Марианычу было шестнадцать в то воскресенье 22 июня 1941 года, когда он впервые пришел на эту площадку. Танцевали! Потому что не верили: война — это всерьез. И каждого из них она опалит неизбежно. И очень скоро ударная волна дойдет до Москвы, до этой площадки.
А потом что? Потом годы совсем другой жизни, когда площадка эта в кольце старых деревьев могла привидеться только во сне. И сами себе не верили, что она в их жизни была…
Те, кому посчастливилось остаться в живых, сохранили ей верность, и в пятидесятом году, когда вновь открылась веранда, еще не веря в свое возвращение, пришли сюда. И самое поразительное, они пришли, конечно, другими людьми, а здесь как было, так все и осталось. Вновь звучали родные патефонные мелодии, и вновь нахлынули тихие радостные воспоминания. И каждый их шаг под эту музыку соединял концы разорванной жизни, приближая к далекому, невозвратному прошлому…
«В нашей жизни все еще поправится, в нашей жизни — только раз весна…»
Вот в это приблизительно время пришел и я на эту площадку. Рядом, на стадионе, у нас были спортивные сборы, и звуки музыки, рассеянные в кронах деревьев, увлекли нас за собой. Я пришел — и застыл. Так удивили тогда старики. Они уже тогда казались мне стариками. Никто из нас не ожидал, что они умеют так танцевать. Они двигались как небожители — беззвучно и невесомо. Или как тени листьев, подхваченных волнами музыки. Но нет, конечно же, это не тени. Танцующие люди, если они любят танец и им владеют, и в самом деле иногда воспаряют над землей. И кажется тогда: внезапный порыв резкого ветра — и они улетят в это темное небо и уже никогда не вернутся сюда…
А где же Марианыч? Вот — еле нашел: кружит увлеченную молодую особу, и у той летят веером волосы, и щеки обдал румянец, и глаза возбужденно сияют. «Умеет Марианыч, умеет…» — говорит рядом со мной Юрий Ковешников, тоже один из первых танцоров площадки. Юрий в прошлом — мастер спорта. Велосипед согнул ему спину, скрутил, и Юрий пошел танцевать, желая стать таким, каким прежде был. И не обманулся.

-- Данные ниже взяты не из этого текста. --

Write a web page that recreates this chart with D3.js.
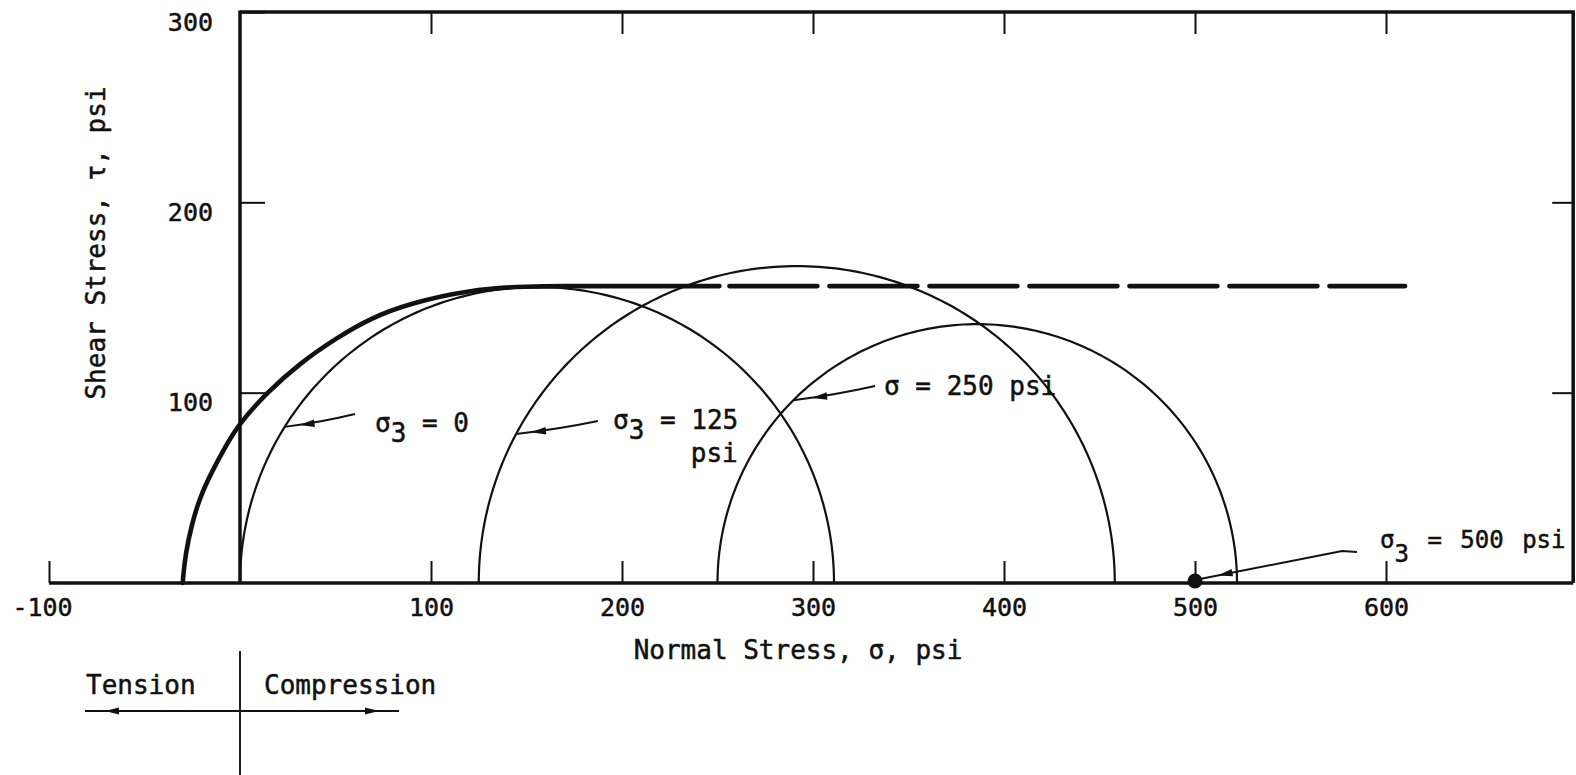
<!DOCTYPE html>
<html>
<head>
<meta charset="utf-8">
<script src="https://cdn.jsdelivr.net/npm/d3@7"></script>
<style>
  html, body { margin: 0; padding: 0; background: #fff; }
  svg { display: block; }
  text { font-family: "DejaVu Sans Mono", monospace; fill: #111; stroke: #111; stroke-width: 0.5px; white-space: pre; }
</style>
</head>
<body>
<svg id="chart" width="1576" height="775"></svg>
<script>
// Mohr circles at failure for three confining pressures (psi)
const sigma3 = [0, 125, 250];        // minor principal stress
const sigma1 = [311, 458, 522];      // major principal stress at failure
const pointSigma = [500];            // sigma3 = 500 psi test, plotted as a point

// curved tension-side envelope that merges into the horizontal cutoff
const envSigma = [-30, -29.5, -28.5, -25.5, -21, -15, -8, -1, 14, 32, 51, 68, 89, 120, 150, 175];
const envTau   = [0, 6, 15, 30, 45, 58, 71, 83, 100, 116, 129, 139, 147, 154, 156, 156];
const cutoffTau = 156;
const cutoffSolidEnd = 251;
const cutoffEnd = 610;

const xTicks = [-100, 100, 200, 300, 400, 500, 600];
const yTicks = [100, 200, 300];
const frameRight = 698;

const ink = "#111";
const svg = d3.select("#chart");

const x = d3.scaleLinear().domain([-100, 700]).range([49, 1577]);
const y = d3.scaleLinear().domain([0, 300]).range([583, 12]);
const lineXY = d3.line().x(d => x(d[0])).y(d => y(d[1]));

// frame: top and right borders
svg.append("path")
  .attr("d", `M${x(0)},${y(300)}H${x(frameRight)}V${y(0)}`)
  .attr("fill", "none").attr("stroke", ink).attr("stroke-width", 3.5);

// tau axis at sigma = 0
svg.append("line")
  .attr("x1", x(0)).attr("x2", x(0)).attr("y1", y(300) - 1.5).attr("y2", y(0))
  .attr("stroke", ink).attr("stroke-width", 3.5);

// sigma axis
svg.append("line")
  .attr("x1", x(-100)).attr("x2", x(frameRight)).attr("y1", y(0)).attr("y2", y(0))
  .attr("stroke", ink).attr("stroke-width", 3.5);

function styleAxis(g, fontSize) {
  g.attr("font-family", null).attr("font-size", null);
  g.select(".domain").remove();
  g.selectAll(".tick line").attr("stroke", ink).attr("stroke-width", 2);
  g.selectAll(".tick text").attr("fill", ink).style("font-size", fontSize + "px");
}

// bottom ticks (pointing up) with labels
const gx = svg.append("g")
  .attr("transform", `translate(0,${y(0)})`)
  .call(d3.axisBottom(x).tickValues(xTicks).tickSize(-22).tickPadding(15)
    .tickFormat(d => String(d)));
styleAxis(gx, 25);
gx.selectAll(".tick text").filter(d => d < 0).attr("dx", -7);

// left ticks (pointing right) with labels
const gy = svg.append("g")
  .attr("transform", `translate(${x(0)},0)`)
  .call(d3.axisLeft(y).tickValues(yTicks).tickSize(-25).tickPadding(27)
    .tickFormat(d => String(d)));
styleAxis(gy, 25);
gy.selectAll(".tick text").attr("dy", "0.72em");

// top ticks (pointing down)
const gt = svg.append("g")
  .attr("transform", `translate(0,${y(300)})`)
  .call(d3.axisTop(x).tickValues(xTicks.filter(d => d > 0)).tickSize(-22).tickFormat(""));
styleAxis(gt, 25);

// right ticks (pointing left)
const gr = svg.append("g")
  .attr("transform", `translate(${x(frameRight)},0)`)
  .call(d3.axisRight(y).tickValues(yTicks.filter(d => d < 300)).tickSize(-21).tickFormat(""));
styleAxis(gr, 25);

// Mohr circles (upper halves)
const circles = sigma3.map((s3, i) => ({ c: (s3 + sigma1[i]) / 2, r: (sigma1[i] - s3) / 2 }));
circles.forEach(({ c, r }) => {
  const pts = d3.range(0, 181).map(a => {
    const t = a * Math.PI / 180;
    return [c + r * Math.cos(t), r * Math.sin(t)];
  });
  svg.append("path").attr("d", lineXY(pts))
    .attr("fill", "none").attr("stroke", ink).attr("stroke-width", 2.2);
});

// failure envelope: smooth curved part, then solid cutoff
const envPts = envSigma.map((s, i) => [s, envTau[i]]);
const envPath = d3.line().x(d => x(d[0])).y(d => y(d[1])).curve(d3.curveBasis)(envPts)
  + `L${x(cutoffSolidEnd)},${y(cutoffTau)}`;
svg.append("path")
  .attr("d", envPath)
  .attr("fill", "none").attr("stroke", ink).attr("stroke-width", 4.6)
  .attr("stroke-linecap", "round").attr("stroke-linejoin", "round");

// dashed continuation of the cutoff
svg.append("line")
  .attr("x1", x(cutoffSolidEnd)).attr("x2", x(cutoffEnd))
  .attr("y1", y(cutoffTau)).attr("y2", y(cutoffTau))
  .attr("stroke", ink).attr("stroke-width", 4.6)
  .attr("stroke-linecap", "round")
  .attr("stroke-dasharray", "88 12").attr("stroke-dashoffset", 90);

// sigma3 = 500 psi point
svg.selectAll("circle.pt").data(pointSigma).enter().append("circle")
  .attr("class", "pt")
  .attr("cx", d => x(d)).attr("cy", y(0) - 2).attr("r", 7.5).attr("fill", ink);

// ---- annotations ----
function arrowHead(tip, dir, len = 15, half = 3.8) {
  const [ux, uy] = dir;
  const bx = tip[0] - ux * len, by = tip[1] - uy * len;
  const px = -uy * half, py = ux * half;
  svg.append("path")
    .attr("d", `M${tip[0]},${tip[1]}L${bx + px},${by + py}L${bx - px},${by - py}Z`)
    .attr("fill", ink);
}

function label(px, py, parts, size, extra = {}) {
  const t = svg.append("text").attr("x", px).attr("y", py).style("font-size", size + "px");
  Object.entries(extra).forEach(([k, v]) => t.style(k, v));
  parts.forEach(([s, sub]) => {
    const ts = t.append("tspan").text(s);
    if (sub) ts.attr("dy", sub);
  });
  return t;
}

function leader(from, to, bow, headGap) {
  const [sx, sy] = from, [ex, ey] = to;
  const mx = (sx + ex) / 2, my = (sy + ey) / 2;
  const dx = ex - sx, dy = ey - sy, L = Math.hypot(dx, dy);
  const cx = mx - dy / L * bow, cy = my + dx / L * bow;
  svg.append("path").attr("d", `M${sx},${sy}Q${cx},${cy} ${ex},${ey}`)
    .attr("fill", "none").attr("stroke", ink).attr("stroke-width", 1.9);
  const tx = ex - cx, ty = ey - cy, tl = Math.hypot(tx, ty);
  const u = [tx / tl, ty / tl];
  arrowHead([ex - u[0] * headGap, ey - u[1] * headGap], u);
}

// point on the left side of a circle at a given shear stress
function leftHit(i, tau) {
  const { c, r } = circles[i];
  return [x(c - Math.sqrt(r * r - tau * tau)), y(tau)];
}

// sigma3 = 0
label(x(70.7), y(79.3), [["σ"], ["3", 10], [" = 0", -10]], 26);
leader([x(60.2), y(88.8)], leftHit(0, 82), -2, 15);

// sigma3 = 125 psi
label(x(195.3), y(80.9), [["σ"], ["3", 10], [" = 125", -10]], 26);
label(x(236), y(63.6), [["psi"]], 26);
leader([x(187.4), y(85.1)], leftHit(1, 78.3), -2, 15);

// sigma = 250 psi
label(x(337.2), y(98.8), [["σ = 250 psi"]], 26);
leader([x(332.5), y(103.5)], leftHit(2, 96), -2, 19);

// sigma3 = 500 psi
label(x(596.9), y(18.4), [["σ"], ["3", 14], [" = 500 psi", -14]], 24, { "word-spacing": "4px" });
{
  const s = [x(584.8), y(16.3)], b = [x(577), y(16.8)], e = [x(pointSigma[0]) + 5, y(0) - 4];
  svg.append("path").attr("d", `M${s[0]},${s[1]}L${b[0]},${b[1]}L${e[0]},${e[1]}`)
    .attr("fill", "none").attr("stroke", ink).attr("stroke-width", 1.9);
  const dx = e[0] - b[0], dy = e[1] - b[1], L = Math.hypot(dx, dy);
  const u = [dx / L, dy / L];
  arrowHead([e[0] - u[0] * 18, e[1] - u[1] * 18], u);
}

// axis titles
svg.append("text").attr("x", 798).attr("y", 659).attr("text-anchor", "middle")
  .style("font-size", "26px").text("Normal Stress, σ, psi");
svg.append("text").attr("transform", "translate(105,243) rotate(-90)")
  .attr("text-anchor", "middle").style("font-size", "26px").text("Shear Stress, τ, psi");

// tension / compression key
const keyY = 711;
svg.append("line").attr("x1", x(0)).attr("x2", x(0)).attr("y1", 651).attr("y2", 775)
  .attr("stroke", ink).attr("stroke-width", 1.9);
svg.append("line").attr("x1", 85).attr("x2", 399).attr("y1", keyY).attr("y2", keyY)
  .attr("stroke", ink).attr("stroke-width", 1.9);
arrowHead([105, keyY], [-1, 0], 14, 3.5);
arrowHead([379, keyY], [1, 0], 14, 3.5);
svg.append("text").attr("x", 86).attr("y", 694).style("font-size", "26px").text("Tension");
svg.append("text").attr("x", 264).attr("y", 694).style("font-size", "26px").text("Compression");
</script>
</body>
</html>
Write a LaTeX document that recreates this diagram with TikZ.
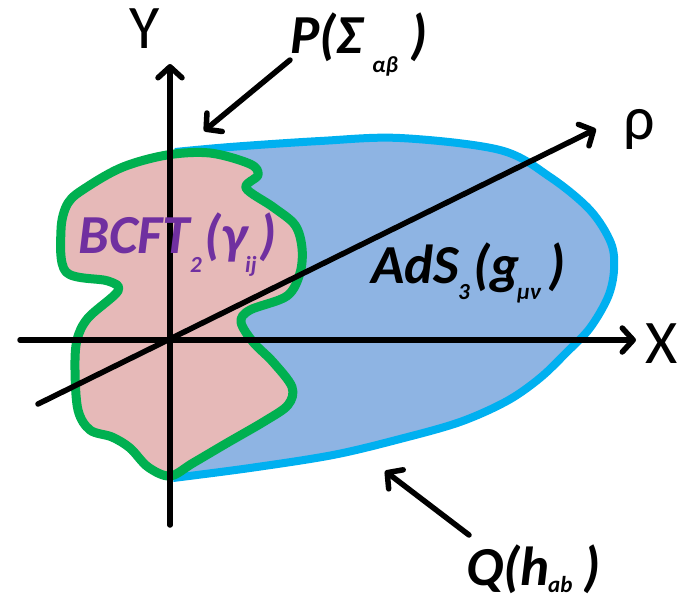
\documentclass[tikz,border=0pt]{standalone}
\usepackage{fontspec}
\setmainfont{Carlito}
\usetikzlibrary{arrows.meta}
\definecolor{pinkfill}{HTML}{E6B9B8}
\definecolor{greenline}{HTML}{00B050}
\definecolor{bluefill}{HTML}{8EB4E3}
\definecolor{cyanline}{HTML}{00B0F0}
\definecolor{purpletext}{HTML}{7030A0}
\begin{document}
\begin{tikzpicture}[x=1pt,y=-1pt,
  axis/.style={line width=5.5pt, line cap=round, -{Straight Barb[length=11pt,width=24pt,line cap=round,line join=round]}},
  lbl/.style={anchor=base west, inner sep=0pt, font=\fontsize{55}{55}\selectfont\bfseries\itshape},
  sub/.style={anchor=base west, inner sep=0pt, font=\fontsize{23}{23}\selectfont\bfseries\itshape},
  axl/.style={anchor=base west, inner sep=0pt, font=\fontsize{62}{62}\selectfont}]
\useasboundingbox (0,0) rectangle (681,598);
% bulk AdS region
\fill[bluefill] plot[smooth, tension=0.55] coordinates {(175,152) (230,147) (320,141) (400,138) (500,150) (550,177) (590,210) (611,243) (614,270) (608,297) (590,328) (567,352) (540,378) (507,401) (460,422) (400,439) (333,455) (250,468) (173,478)} -- cycle;
\draw[cyanline, line width=8pt] plot[smooth, tension=0.55] coordinates {(175,152) (230,147) (320,141) (400,138) (500,150) (550,177) (590,210) (611,243) (614,270) (608,297) (590,328) (567,352) (540,378) (507,401) (460,422) (400,439) (333,455) (250,468) (173,478)};
% BCFT region
\draw[greenline, fill=pinkfill, line width=9pt, line join=round] plot[smooth cycle, tension=0.55] coordinates {(167,155) (210,153) (250,164) (258,175) (246,188) (273,207) (295,225) (302,248) (300,273) (287,296) (250,310) (241,322) (253,342) (273,362) (292,387) (288,405) (265,421) (227,443) (193,463) (170,476) (148,467) (130,448) (112,437) (90,430) (78,410) (75,370) (77,340) (88,318) (118,291) (108,281) (66,272) (61,230) (68,203) (87,187) (123,167)};
% axes
\coordinate (yb) at (170,525);
\coordinate (yt) at (170,64);
\coordinate (xl) at (20,340);
\coordinate (xr) at (636,340);
\coordinate (rl) at (38,404);
\coordinate (rr) at (596,129);
\draw[axis] (yb) -- (yt);
\draw[axis] (xl) -- (xr);
\draw[axis] (rl) -- (rr);
\node[axl] (ylab) at (129,48) {Y};
\node[axl] (xlab) at (645,363) {X};
\node[axl] (rlab) at (623,139) {ρ};
% P label and arrow
\coordinate (pa) at (290,60);
\coordinate (pb) at (204,131);
\draw[axis] (pa) -- (pb);
\node[lbl] (p1) at (290,53) {P(Σ};
\node[sub] (p2) at (372,72) {αβ};
\node[lbl] (p3) at (410,53) {)};
% Q label and arrow
\coordinate (qa) at (469,535);
\coordinate (qb) at (385,471);
\draw[axis] (qa) -- (qb);
\node[lbl] (q1) at (466,585) {Q(h};
\node[sub] (q2) at (548,592) {ab};
\node[lbl] (q3) at (583,585) {)};
% BCFT label
\node[lbl, text=purpletext] (b1) at (78,253) {BCFT};
\node[sub, text=purpletext] (b2) at (190,272) {2};
\node[lbl, text=purpletext] (b3) at (204,253) {(γ};
\node[sub, text=purpletext] (b4) at (245,272) {ij};
\node[lbl, text=purpletext] (b5) at (259,253) {)};
% AdS label
\node[lbl] (a1) at (371,283) {AdS};
\node[sub] (a2) at (458,299) {3};
\node[lbl] (a3) at (473,283) {(g};
\node[sub] (a4) at (517,299) {μν};
\node[lbl] (a5) at (548,283) {)};
\end{tikzpicture}
\end{document}
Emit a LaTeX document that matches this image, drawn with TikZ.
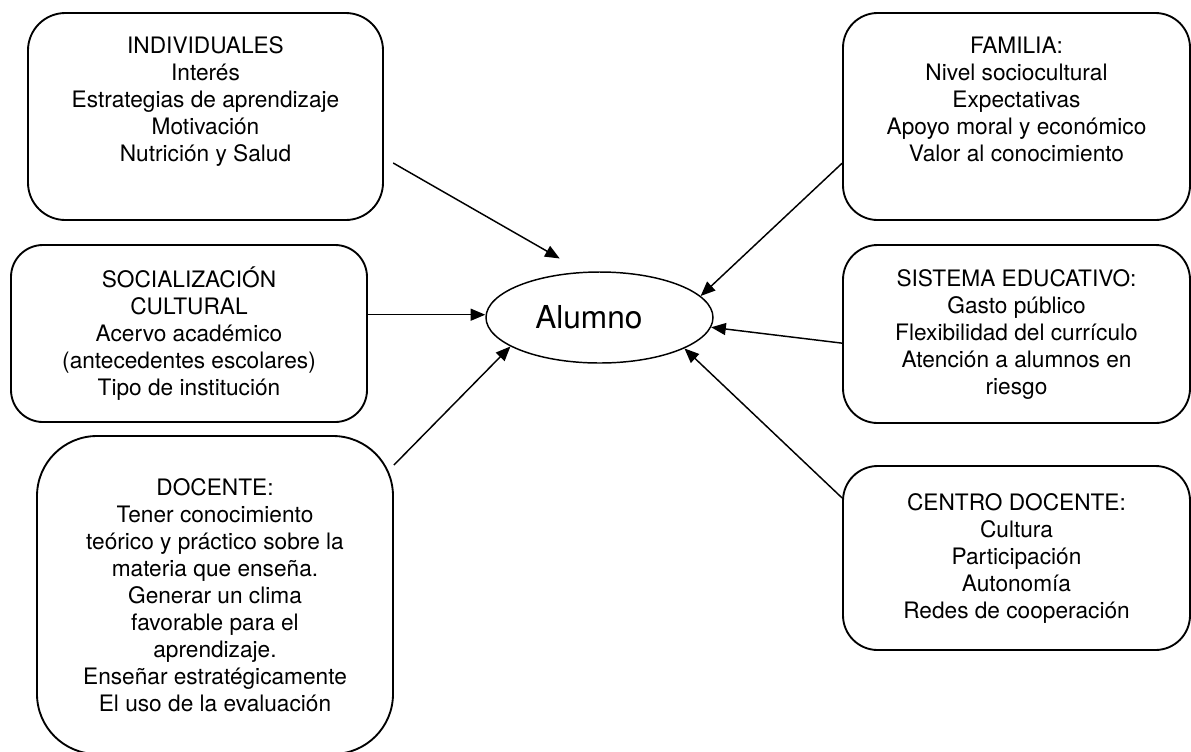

Иван Белов — плотник, мебельщик. Похоже, он предпочитает один танцевать: сосредоточенно движется в уголке, в сторонке от всех. Но иногда, не в силах удержаться в своем пространстве, вырывается и он на простор. И тогда засмотришься на него…
Но правит бал конечно Лариса. Она, подобно птице, парит на длинных ногах над площадкой. Неуловимо устремляясь с места из третьей позиции в танец. И люди стоят словно околдованные, с восхищением глядя на ее парение, на попытки вылететь из объятий партнера… А ведь удавалось это ей иногда.
Удивительное, театральное действо… Но это совсем не театр. Игры здесь нет. Здесь проходит часть жизни этих людей. Бывает здесь все: и дружба на годы завязывается, и любовь возникает, казалось бы, из ничего. Здесь люди ненавязчиво сходятся и так же легко расстаются. Конечно же, и молодым вход не заказан сюда. Обязательно встретятся тут и молодые девчонки. Держатся вместе и не расходятся. Смешные на фоне этих почти профессиональных танцоров, в основном неумехи.
И все же эта веранда — государство других людей. Здесь можно увидеть дамскую сумочку первых лет после войны. Шляпку, о возрасте которой судить так же трудно, как о возрасте черепахи. Галстук, которому место если не в кунсткамере, то в воспоминаниях. Но людям, кому эти вещи принадлежат, все равно. Только им известна истинная ценность этих милых, случайных в нынешней жизни вещей.
«Я возвращаю ваш портрет и о любви вас не молю…»
Звучит музыка. Старые деревья роняют под ноги листья. Скоро все здесь стихнет, замрет на зиму. Чтобы пробудиться весной.
Мой старый дом на Серпуховке

Дом как дом, пройдешь мимо — не остановишься.
Кирпичный, шестиэтажный. Безликий дом сталинской эпохи, такой же серый, как и вся наша жизнь в те времена. И тихий: жить надо было так, чтобы, не дай бог, привлечь к себе внимание…
А для меня — родной и самый дорогой, самый близкий на свете. Когда я родился, меня сюда принесли. Стоял жуткий крещенский мороз, и отец, не вытерпев, на улице приподнял уголок одеяльца, чтобы глянуть на свое произведение, и так меня застудил, я черт-те сколько открывал рот, как рыба, не издавая ни единого звука. Да и сейчас, когда порог другого дома уж близится, бронхи мои нет-нет да и дают себя знать.